ほとんどと言っても過言ではない程、日本語とヨォルング語の音は違うのに、そんな異国の言葉を瞬時に覚えてしまうかれらの記憶力は凄い。以前、学校のヨォルングの先生に教わったことは「ヨォルングは文字で書かれたテキストや映像資料などから歌、イダキ、踊りを覚えるんじゃなくて、その儀礼に参加して、その場で覚えるんだ。だから後に、あの時どんなリズムでイダキを吹いて、どんな歌詞を歌っていたんだろう?と忘れてしまうヨォルングは上のクラスには行けないんだよ」と。なるほどなるほど。

■ヨォルング語と日本語の意外な共通点

言葉について以前から気になっていたヨォルング語と日本語の共通点(個人的見解)。それは日本語の擬態語がヨォルング語の動詞に共通する(発音として)ところがあるということ。例えば、洗面台で水が水道管に流れていく様は「グルグル吸い込まれて行く」とすると、ヨォルング語ではその様を「グルグルユン」と表現し、風が吹く様を「風がビュウビュウ吹いている」とすると、ヨォルング語では「ビウユン」になります。ユン以前の言葉がすごく似ている。その他にも名詞や形容詞でもいくつか似ているものがあって、発見する度に嬉しい。

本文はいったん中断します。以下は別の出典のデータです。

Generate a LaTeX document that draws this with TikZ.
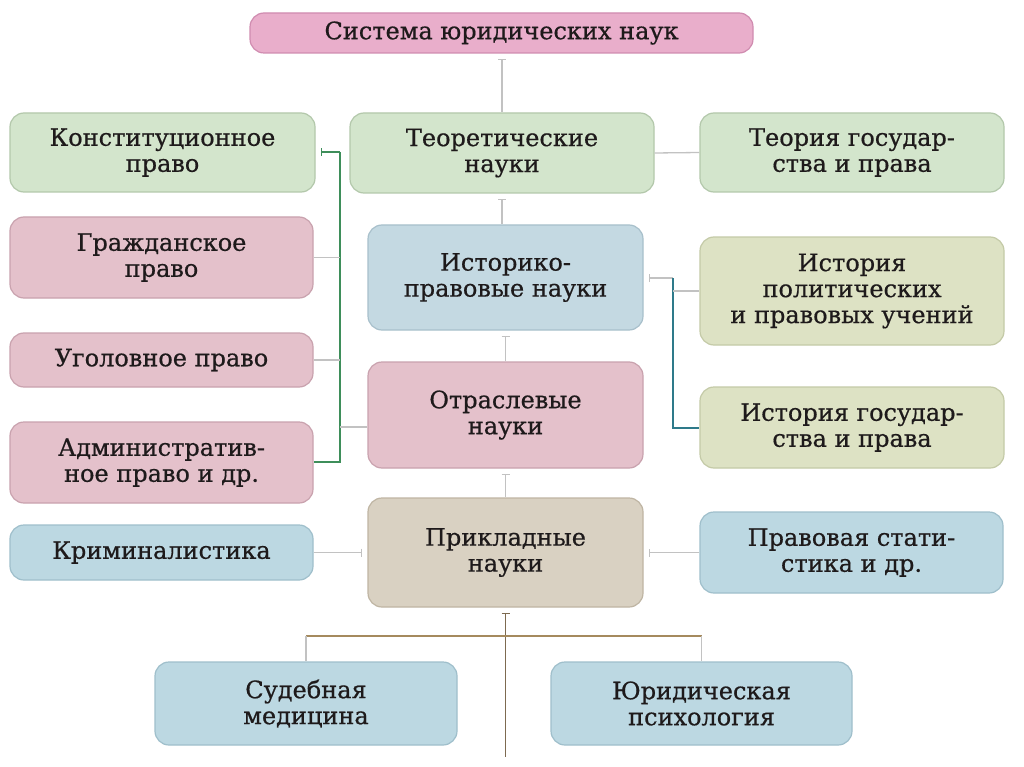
\documentclass[tikz,border=0pt]{standalone}
\usepackage{fontspec}
\setmainfont{DejaVu Serif}
\newfontfamily\boxfont{DejaVu Serif}[FakeBold=0.6]
\usetikzlibrary{arrows.meta}
\definecolor{txt}{HTML}{1E1A1B}
\definecolor{pinkF}{HTML}{E9AECB}\definecolor{pinkD}{HTML}{D08CB0}
\definecolor{greenF}{HTML}{D3E5CC}\definecolor{greenD}{HTML}{B3C8AB}
\definecolor{histF}{HTML}{C4D9E2}\definecolor{histD}{HTML}{A8C0CB}
\definecolor{roseF}{HTML}{E4C1CB}\definecolor{roseD}{HTML}{C9A2AE}
\definecolor{oliveF}{HTML}{DDE2C4}\definecolor{oliveD}{HTML}{C4CAA7}
\definecolor{beigeF}{HTML}{D9D1C2}\definecolor{beigeD}{HTML}{BFB5A3}
\definecolor{lblueF}{HTML}{BCD8E2}\definecolor{lblueD}{HTML}{9FBFCB}
\definecolor{lineG}{HTML}{C2C2C2}
\definecolor{brkGreen}{HTML}{3E8E5A}
\definecolor{brkTeal}{HTML}{2E7A8A}
\definecolor{brkBrown}{HTML}{A58A5E}
\definecolor{brkBrownD}{HTML}{7D6A50}
\tikzset{
  box/.style={rounded corners=14pt, line width=1.2pt, align=center, inner sep=0pt,
    text=txt, font=\boxfont\fontsize{24}{26}\selectfont},
  pinkbox/.style={box, fill=pinkF, draw=pinkD},
  greenbox/.style={box, fill=greenF, draw=greenD},
  histbox/.style={box, fill=histF, draw=histD},
  rosebox/.style={box, fill=roseF, draw=roseD},
  olivebox/.style={box, fill=oliveF, draw=oliveD},
  beigebox/.style={box, fill=beigeF, draw=beigeD},
  lbluebox/.style={box, fill=lblueF, draw=lblueD},
  conn/.style={draw=lineG, line width=1.3pt},
  tickstart/.style={{Bar[width=8pt,line width=1.2pt]}-, shorten <=5pt},
  tickend/.style={-{Bar[width=8pt,line width=1.2pt]}, shorten >=5pt},
  gbrk/.style={draw=brkGreen, line width=1.8pt},
  tbrk/.style={draw=brkTeal, line width=1.8pt},
  bbrk/.style={draw=brkBrown, line width=1.8pt},
}
\begin{document}
\begin{tikzpicture}[x=1pt,y=-1pt]
\useasboundingbox[fill=white] (0,0) rectangle (1024,767);

\node[pinkbox, minimum width=503pt, minimum height=40pt] (sys) at (501.5,33) {Система юридических наук};
\node[greenbox, minimum width=304pt, minimum height=80pt] (teor) at (502,153) {Теоретические\\науки};
\node[greenbox, minimum width=305pt, minimum height=79pt] (konst) at (162.5,152.5) {Конституционное\\право};
\node[greenbox, minimum width=304pt, minimum height=79pt] (teoria) at (852,152.5) {Теория государ-\\ства и права};
\node[histbox, minimum width=275pt, minimum height=105pt] (hist) at (505.5,277.5) {Историко-\\правовые науки};
\node[rosebox, minimum width=303pt, minimum height=81pt] (grazh) at (161.5,257.5) {Гражданское\\право};
\node[rosebox, minimum width=303pt, minimum height=54pt] (ugol) at (161.5,360) {Уголовное право};
\node[rosebox, minimum width=303pt, minimum height=81pt] (admin) at (161.5,462.5) {Административ-\\ное право и др.};
\node[rosebox, minimum width=275pt, minimum height=106pt] (otr) at (505.5,415) {Отраслевые\\науки};
\node[olivebox, minimum width=304pt, minimum height=108pt] (histpol) at (852,291) {История\\политических\\и правовых учений};
\node[olivebox, minimum width=304pt, minimum height=81pt] (histgos) at (852,427.5) {История государ-\\ства и права};
\node[beigebox, minimum width=275pt, minimum height=109pt] (prikl) at (505.5,552.5) {Прикладные\\науки};
\node[lbluebox, minimum width=303pt, minimum height=55pt] (krim) at (161.5,552.5) {Криминалистика};
\node[lbluebox, minimum width=303pt, minimum height=81pt] (pravstat) at (851.5,552.5) {Правовая стати-\\стика и др.};
\node[lbluebox, minimum width=302pt, minimum height=83pt] (sud) at (306,703.5) {Судебная\\медицина};
\node[lbluebox, minimum width=301pt, minimum height=83pt] (yur) at (701.5,703.5) {Юридическая\\психология};

% helper coordinates
\coordinate (gtop) at (340,152);
\coordinate (gbot) at (340,462);
\coordinate (otrY) at (0,427);
\coordinate (ttop) at (673,278);
\coordinate (tbot) at (673,428);
\coordinate (bar) at (0,636);
\coordinate (bot) at (505.5,757);

% central spine
\draw[conn, tickstart] (teor.north |- sys.south) -- (teor.north);
\draw[conn, tickstart] (teor.south) -- (teor.south |- hist.north);
\draw[conn, tickstart] (hist.south) -- (otr.north);
\draw[conn, tickstart] (otr.south) -- (prikl.north);
\draw[conn, draw=brkBrownD, tickstart] (prikl.south) -- (bot);

% theory
\draw[conn] (teor.east) -- (teoria.west);

% left green bracket
\draw[gbrk, tickstart] (konst.east |- gtop) -- (gtop);
\draw[gbrk] (gtop) -- (gbot) -- (admin.east |- gbot);
\draw[conn] (grazh.east) -- (grazh.east -| gtop);
\draw[conn] (ugol.east) -- (ugol.east -| gtop);
\draw[conn] (otr.west |- otrY) -- (gtop |- otrY);

% right teal bracket
\draw[conn, tickstart] (hist.east |- ttop) -- (ttop);
\draw[tbrk] (ttop) -- (tbot) -- (histgos.west |- tbot);
\draw[conn] (histpol.west) -- (histpol.west -| ttop);

% applied
\draw[conn, tickend] (krim.east) -- (prikl.west);
\draw[conn, tickend] (pravstat.west) -- (prikl.east);

% bottom bar
\draw[bbrk] (sud.north |- bar) -- (yur.north |- bar);
\draw[conn] (sud.north |- bar) -- (sud.north);
\draw[conn] (yur.north |- bar) -- (yur.north);
\end{tikzpicture}
\end{document}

注). このコラムでカタカナ表記されているヨォルング語の実際の発音はカタカナ発音と大きく違います。例えば「イダキ」の正しい発音をカタカナ表記しようと思うと、

・イ(口を横に開く感じで「イ」)

・ダ(らりるれろ より少し後ろの位置に舌先を当てて「ダ」)

「イ」から「ダ」までの発音は、「ダ」を発音する前に「イ」の音がグニャっとゆがむ感じ

・キ(日本語と同じ)

イダキとテント
キャンプをしていると、僕のイダキに犬がトイレをして去って行った

となって、カタカナ表記では至極難しい発音になります。

このヨォルング語発音の「舌の位置」と「喉の動き」が、イダキの演奏にどんだけ影響しているのか、めちゃくちゃ興味ありです。

7月8、9日……学校の作業以外何もなかったなぁ。牛の後ろ足を解体した以外は本当に何もなかったなぁ。学校、仕事、現地での問題……色々あって少し疲れてきた……そろそろミリンギンビに戻るタイミングかも。